Fernando J. Cabañas

OLCADERRANTE

Fernando J. Cabañas


El señor León

03/11/2020

El señor León marcó una parte de mi infancia. No solamente porque éramos vecinos —él vivía al cruzar la calle, una vez dejado atrás el kiosco de Vicente—, sino porque además era el conserje de mi colegio, la Aneja. Allí vivía él con su familia. Mis maestros me imponían respeto, pero él me daba miedo. Yo tenía la impresión de que, más que el ordenanza, él era el jefe del colegio. El dueño del cortijo, vamos. Verlo venir, aunque fuese de lejos, me producía pánico. De hecho, todos los niños del colegio le temíamos. Pero no porque fuese borde, que creo que lo era, ni porque fuese seco, que me parece que también acreditaba esa faceta en su vida, sino porque en cualquier momento podía aparecer por cualquier lugar, tanto del inmenso patio como del fastuoso edificio de los que disfrutábamos, condicionando nuestras acciones.
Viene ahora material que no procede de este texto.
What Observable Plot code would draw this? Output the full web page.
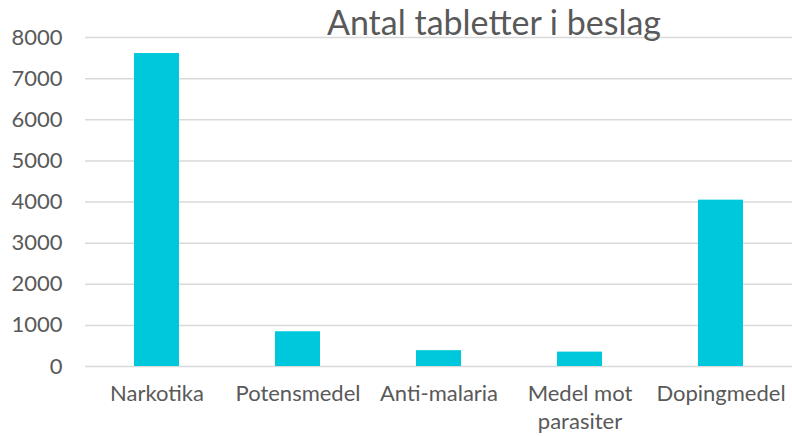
<!DOCTYPE html>
<html>
<head>
<meta charset="utf-8">
<script src="https://cdn.jsdelivr.net/npm/d3@7"></script>
<script src="https://cdn.jsdelivr.net/npm/@observablehq/plot@0.6"></script>
<style>
  html, body { margin: 0; padding: 0; background: #fff; }
  #wrap { position: relative; width: 792px; height: 437px; font-family: Lato, "Open Sans", sans-serif; }
  #title { position: absolute; top: 2px; left: 294px; width: 400px; text-align: center; font-size: 34px; line-height: 40px; color: #595959; white-space: nowrap; z-index: 2; }
</style>
</head>
<body>
<div id="wrap"><div id="title">Antal tabletter i beslag</div></div>
<script>
const categories = ["Narkotika", "Potensmedel", "Anti-malaria", "Medel mot parasiter", "Dopingmedel"];
const values = [7610, 845, 385, 350, 4045];
const yTicks = [0, 1000, 2000, 3000, 4000, 5000, 6000, 7000, 8000];
const tickLabels = {"Medel mot parasiter": "Medel mot\nparasiter"};

const data = categories.map((c, i) => ({category: c, value: values[i]}));

const chart = Plot.plot({
  width: 792,
  height: 437,
  marginTop: 37,
  marginBottom: 71,
  marginLeft: 85,
  marginRight: 0,
  style: {fontFamily: "Lato, 'Open Sans', sans-serif", fontSize: "22px", color: "#595959", background: "transparent", overflow: "visible"},
  x: {domain: categories, paddingInner: 0.68, paddingOuter: 0.34, label: null},
  y: {domain: [0, 8000], label: null},
  marks: [
    Plot.gridY(yTicks, {stroke: "#d9d9d9", strokeOpacity: 1, strokeWidth: 1.5}),
    Plot.barY(data, {x: "category", y: "value", fill: "#00c8dc"}),
    Plot.axisY(yTicks, {tickSize: 0, tickPadding: 23, label: null, fill: "#595959", fontSize: 22, tickFormat: d3.format("d")}),
    Plot.axisX({tickSize: 0, tickPadding: 14, label: null, fill: "#595959", fontSize: 22, lineHeight: 1.3,
      tickFormat: d => tickLabels[d] || d})
  ]
});
document.getElementById("wrap").appendChild(chart);
chart.style.position = "absolute";
chart.style.left = "0";
chart.style.top = "0";
</script>
</body>
</html>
Él mostraba un celo en el cumplimiento de sus obligaciones sólo comparable al de ese sultán de cuento que, dueño de un inmenso tesoro, no quiere compartirlo con nadie, ni siquiera con la vista. Siendo sincero diré que jamás le vi echándole una bronca a nadie y, ahora que lo pienso, me cuesta encontrar motivos en los que asentar realmente aquellas visiones, casi pesadillas, que de niño yo tenía a su costa. ¿Sería por su caminar pausado? ¿Quizá por aquel gabán o levita con la que, a modo de uniforme, cubría su enjuto cuerpo? Mi colegio era su fortuna. Nuestro patio su campo de batalla. Aquellos juegos nuestros sus desvelos. Nuestras vivencias de entonces son las fuentes de las que ahora mana la nostalgia que me invade. Ojalá existiese la posibilidad de viajar en el tiempo. Sin dudarlo, yo regresaría un ratito a aquellos años para, aunque fuese escondido tras un árbol, disfrutar nuevamente de momentos que ya no volverán. Experiencias únicas inimaginables para los críos de hoy. Desde entonces, en mi vida siempre ha habido bedeles, ujieres, ordenanzas, auxiliares de control o PAS —¡¡¡!!!—, pero ninguno como él. Ninguno ha sentido, como tan propia y trascendental, su tarea diaria. Ninguno dejó en mí, como él lo hizo, la idea clara de que cualquier responsabilidad, si se asume con honor, lealtad y prudencia, deja huella en todos aquellos que un día la sienten cerca. Chapó por él. Olé por los que vivimos aquellos tiempos.